STATED EXERCISE:
An exact copy of all the data is required, with pictures left out.

MATERIAL:

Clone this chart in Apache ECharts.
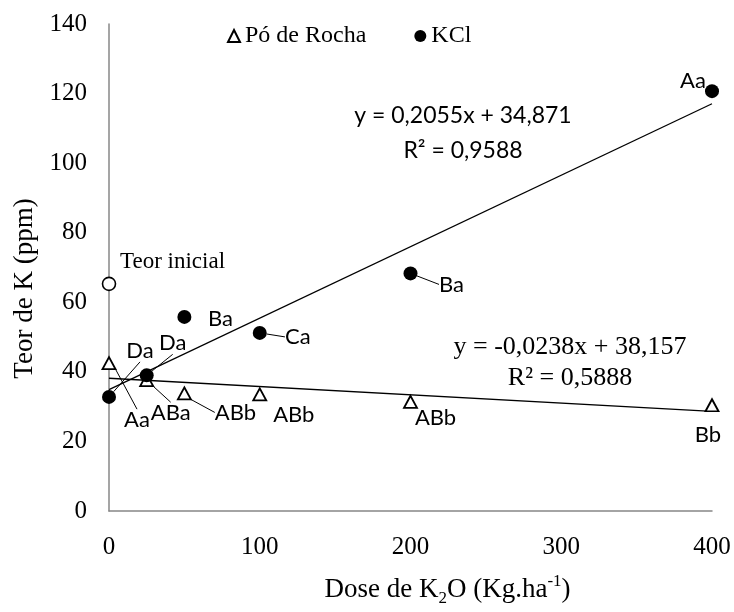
<!DOCTYPE html>
<html>
<head>
<meta charset="utf-8">
<script src="https://cdn.jsdelivr.net/npm/echarts@6/dist/echarts.min.js"></script>
<style>html,body{margin:0;padding:0;background:#fff;}#c{width:734px;height:612px;}</style>
</head>
<body>
<div id="c"></div>
<script>
// ---- data ----
const doses = [0, 25, 50, 100, 200, 400];
const poRocha = [42.5, 37.6, 33.8, 33.5, 31.4, 30.4];
const kcl = [32.8, 39.0, 55.8, 51.2, 68.3, 120.7];
const poLetters = ['Aa', 'ABa', 'ABb', 'ABb', 'ABb', 'Bb'];
const kclLetters = ['Da', 'Da', 'Ba', 'Ca', 'Ba', 'Aa'];
const teorInicial = [0, 65.3];
const kclFit = { slope: 0.2055, intercept: 34.871, r2: '0,9588', eq: 'y = 0,2055x + 34,871' };
const poFit = { slope: -0.0238, intercept: 38.157, r2: '0,5888', eq: 'y = -0,0238x + 38,157' };
const fitRange = [0, 400];

// ---- label layout (pixel offsets of letter labels from their points) ----
const poOffsets = [[28, 57], [24, 33], [51, 19], [34, 20], [25, 16], [-4, 30]];
const kclOffsets = [[31, -46], [26, -32], [36, 2], [38, 4], [41, 11], [-19, -10]];
const poLeader = [true, true, true, false, false, false];
const kclLeader = [true, true, false, true, true, false];

const serif = 'Liberation Serif';
const sans = 'Lato';

function fitLine(f) { return fitRange.map(x => [x, f.intercept + f.slope * x]); }

function scatterData(ys, letters, leaders) {
  return doses.map((d, i) => ({
    value: [d, ys[i]],
    label: { formatter: letters[i] },
    labelLine: { show: leaders[i], lineStyle: { color: '#000', width: 1 } }
  }));
}

const labelBase = {
  show: true, position: 'inside', fontFamily: sans, fontSize: 22, color: '#000'
};

const chart = echarts.init(document.getElementById('c'));
chart.setOption({
  animation: false,
  backgroundColor: '#fff',
  grid: { left: 109, right: 22, top: 24, bottom: 96 },
  legend: {
    data: [{ name: 'Pó de Rocha', icon: 'triangle' }, { name: 'KCl', icon: 'circle' }],
    left: 222, top: 19, itemWidth: 12, itemHeight: 12, itemGap: 48,
    textStyle: { fontFamily: serif, fontSize: 24, color: '#000' }
  },
  xAxis: {
    type: 'value', min: 0, max: 400, interval: 100,
    axisLine: { lineStyle: { color: '#878787', width: 1.5 } },
    axisTick: { show: false }, splitLine: { show: false },
    axisLabel: { fontFamily: serif, fontSize: 25, color: '#000', margin: 24 },
    name: '{n|Dose de K}{sub|2}{n|O (Kg.ha}{sup|-1}{n|)}',
    nameLocation: 'middle', nameGap: 62,
    nameTextStyle: {
      padding: [0, 0, 0, 74],
      rich: {
        n: { fontFamily: serif, fontSize: 27, color: '#000', lineHeight: 34, verticalAlign: 'middle' },
        sub: { fontFamily: serif, fontSize: 17, color: '#000', lineHeight: 14, verticalAlign: 'bottom' },
        sup: { fontFamily: serif, fontSize: 17, color: '#000', lineHeight: 20, verticalAlign: 'top' }
      }
    }
  },
  yAxis: {
    type: 'value', min: 0, max: 140, interval: 20,
    axisLine: { show: true, lineStyle: { color: '#878787', width: 1.5 } },
    axisTick: { show: false }, splitLine: { show: false },
    axisLabel: { fontFamily: serif, fontSize: 25, color: '#000', margin: 22 },
    name: 'Teor de K (ppm)', nameLocation: 'middle', nameGap: 68,
    nameTextStyle: { fontFamily: serif, fontSize: 27, color: '#000', padding: [0, 42, 0, 0] }
  },
  series: [
    {
      type: 'line', data: fitLine(kclFit), symbol: 'none', silent: true,
      lineStyle: { color: '#000', width: 1.3 }, z: 1
    },
    {
      type: 'line', data: fitLine(poFit), symbol: 'none', silent: true,
      lineStyle: { color: '#000', width: 1.3 }, z: 1
    },
    {
      name: 'Pó de Rocha', type: 'scatter', symbol: 'triangle', symbolSize: [13, 12],
      itemStyle: { color: '#fff', borderColor: '#000', borderWidth: 1.8, opacity: 1 },
      data: scatterData(poRocha, poLetters, poLeader),
      label: labelBase,
      labelLayout: p => ({ dx: poOffsets[p.dataIndex][0], dy: poOffsets[p.dataIndex][1] }),
      z: 3
    },
    {
      name: 'KCl', type: 'scatter', symbol: 'circle', symbolSize: 14,
      itemStyle: { color: '#000', opacity: 1 },
      data: scatterData(kcl, kclLetters, kclLeader),
      label: labelBase,
      labelLayout: p => ({ dx: kclOffsets[p.dataIndex][0], dy: kclOffsets[p.dataIndex][1] }),
      z: 3
    },
    {
      name: 'Teor inicial', type: 'scatter', symbol: 'circle', symbolSize: 13,
      itemStyle: { color: '#fff', borderColor: '#000', borderWidth: 1.6, opacity: 1 },
      data: [teorInicial],
      label: {
        show: true, position: 'inside', align: 'left', offset: [11, -22],
        formatter: 'Teor inicial', fontFamily: serif, fontSize: 23, color: '#000'
      },
      z: 3
    }
  ],
  graphic: [
    { type: 'text', x: 463, y: 116, style: { text: kclFit.eq, fontFamily: sans, fontSize: 23, fill: '#000', textAlign: 'center', textVerticalAlign: 'middle' } },
    { type: 'text', x: 463, y: 151, style: { text: 'R² = ' + kclFit.r2, fontFamily: sans, fontSize: 23, fill: '#000', textAlign: 'center', textVerticalAlign: 'middle' } },
    { type: 'text', x: 570, y: 347, style: { text: poFit.eq, fontFamily: serif, fontSize: 26, fill: '#000', textAlign: 'center', textVerticalAlign: 'middle' } },
    { type: 'text', x: 570, y: 378, style: { text: 'R² = ' + poFit.r2, fontFamily: serif, fontSize: 26, fill: '#000', textAlign: 'center', textVerticalAlign: 'middle' } }
  ]
});
</script>
</body>
</html>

OUTPUT FOR THIS TASK:
Clone this chart in Apache ECharts.
<!DOCTYPE html>
<html>
<head>
<meta charset="utf-8">
<script src="https://cdn.jsdelivr.net/npm/echarts@6/dist/echarts.min.js"></script>
<style>html,body{margin:0;padding:0;background:#fff;}#c{width:734px;height:612px;}</style>
</head>
<body>
<div id="c"></div>
<script>
// ---- data ----
const doses = [0, 25, 50, 100, 200, 400];
const poRocha = [42.5, 37.6, 33.8, 33.5, 31.4, 30.4];
const kcl = [32.8, 39.0, 55.8, 51.2, 68.3, 120.7];
const poLetters = ['Aa', 'ABa', 'ABb', 'ABb', 'ABb', 'Bb'];
const kclLetters = ['Da', 'Da', 'Ba', 'Ca', 'Ba', 'Aa'];
const teorInicial = [0, 65.3];
const kclFit = { slope: 0.2055, intercept: 34.871, r2: '0,9588', eq: 'y = 0,2055x + 34,871' };
const poFit = { slope: -0.0238, intercept: 38.157, r2: '0,5888', eq: 'y = -0,0238x + 38,157' };
const fitRange = [0, 400];

// ---- label layout (pixel offsets of letter labels from their points) ----
const poOffsets = [[28, 57], [24, 33], [51, 19], [34, 20], [25, 16], [-4, 30]];
const kclOffsets = [[31, -46], [26, -32], [36, 2], [38, 4], [41, 11], [-19, -10]];
const poLeader = [true, true, true, false, false, false];
const kclLeader = [true, true, false, true, true, false];

const serif = 'Liberation Serif';
const sans = 'Lato';

function fitLine(f) { return fitRange.map(x => [x, f.intercept + f.slope * x]); }

function scatterData(ys, letters, leaders) {
  return doses.map((d, i) => ({
    value: [d, ys[i]],
    label: { formatter: letters[i] },
    labelLine: { show: leaders[i], lineStyle: { color: '#000', width: 1 } }
  }));
}

const labelBase = {
  show: true, position: 'inside', fontFamily: sans, fontSize: 22, color: '#000'
};

const chart = echarts.init(document.getElementById('c'));
chart.setOption({
  animation: false,
  backgroundColor: '#fff',
  grid: { left: 109, right: 22, top: 24, bottom: 96 },
  legend: {
    data: [{ name: 'Pó de Rocha', icon: 'triangle' }, { name: 'KCl', icon: 'circle' }],
    left: 222, top: 19, itemWidth: 12, itemHeight: 12, itemGap: 48,
    textStyle: { fontFamily: serif, fontSize: 24, color: '#000' }
  },
  xAxis: {
    type: 'value', min: 0, max: 400, interval: 100,
    axisLine: { lineStyle: { color: '#878787', width: 1.5 } },
    axisTick: { show: false }, splitLine: { show: false },
    axisLabel: { fontFamily: serif, fontSize: 25, color: '#000', margin: 24 },
    name: '{n|Dose de K}{sub|2}{n|O (Kg.ha}{sup|-1}{n|)}',
    nameLocation: 'middle', nameGap: 62,
    nameTextStyle: {
      padding: [0, 0, 0, 74],
      rich: {
        n: { fontFamily: serif, fontSize: 27, color: '#000', lineHeight: 34, verticalAlign: 'middle' },
        sub: { fontFamily: serif, fontSize: 17, color: '#000', lineHeight: 14, verticalAlign: 'bottom' },
        sup: { fontFamily: serif, fontSize: 17, color: '#000', lineHeight: 20, verticalAlign: 'top' }
      }
    }
  },
  yAxis: {
    type: 'value', min: 0, max: 140, interval: 20,
    axisLine: { show: true, lineStyle: { color: '#878787', width: 1.5 } },
    axisTick: { show: false }, splitLine: { show: false },
    axisLabel: { fontFamily: serif, fontSize: 25, color: '#000', margin: 22 },
    name: 'Teor de K (ppm)', nameLocation: 'middle', nameGap: 68,
    nameTextStyle: { fontFamily: serif, fontSize: 27, color: '#000', padding: [0, 42, 0, 0] }
  },
  series: [
    {
      type: 'line', data: fitLine(kclFit), symbol: 'none', silent: true,
      lineStyle: { color: '#000', width: 1.3 }, z: 1
    },
    {
      type: 'line', data: fitLine(poFit), symbol: 'none', silent: true,
      lineStyle: { color: '#000', width: 1.3 }, z: 1
    },
    {
      name: 'Pó de Rocha', type: 'scatter', symbol: 'triangle', symbolSize: [13, 12],
      itemStyle: { color: '#fff', borderColor: '#000', borderWidth: 1.8, opacity: 1 },
      data: scatterData(poRocha, poLetters, poLeader),
      label: labelBase,
      labelLayout: p => ({ dx: poOffsets[p.dataIndex][0], dy: poOffsets[p.dataIndex][1] }),
      z: 3
    },
    {
      name: 'KCl', type: 'scatter', symbol: 'circle', symbolSize: 14,
      itemStyle: { color: '#000', opacity: 1 },
      data: scatterData(kcl, kclLetters, kclLeader),
      label: labelBase,
      labelLayout: p => ({ dx: kclOffsets[p.dataIndex][0], dy: kclOffsets[p.dataIndex][1] }),
      z: 3
    },
    {
      name: 'Teor inicial', type: 'scatter', symbol: 'circle', symbolSize: 13,
      itemStyle: { color: '#fff', borderColor: '#000', borderWidth: 1.6, opacity: 1 },
      data: [teorInicial],
      label: {
        show: true, position: 'inside', align: 'left', offset: [11, -22],
        formatter: 'Teor inicial', fontFamily: serif, fontSize: 23, color: '#000'
      },
      z: 3
    }
  ],
  graphic: [
    { type: 'text', x: 463, y: 116, style: { text: kclFit.eq, fontFamily: sans, fontSize: 23, fill: '#000', textAlign: 'center', textVerticalAlign: 'middle' } },
    { type: 'text', x: 463, y: 151, style: { text: 'R² = ' + kclFit.r2, fontFamily: sans, fontSize: 23, fill: '#000', textAlign: 'center', textVerticalAlign: 'middle' } },
    { type: 'text', x: 570, y: 347, style: { text: poFit.eq, fontFamily: serif, fontSize: 26, fill: '#000', textAlign: 'center', textVerticalAlign: 'middle' } },
    { type: 'text', x: 570, y: 378, style: { text: 'R² = ' + poFit.r2, fontFamily: serif, fontSize: 26, fill: '#000', textAlign: 'center', textVerticalAlign: 'middle' } }
  ]
});
</script>
</body>
</html>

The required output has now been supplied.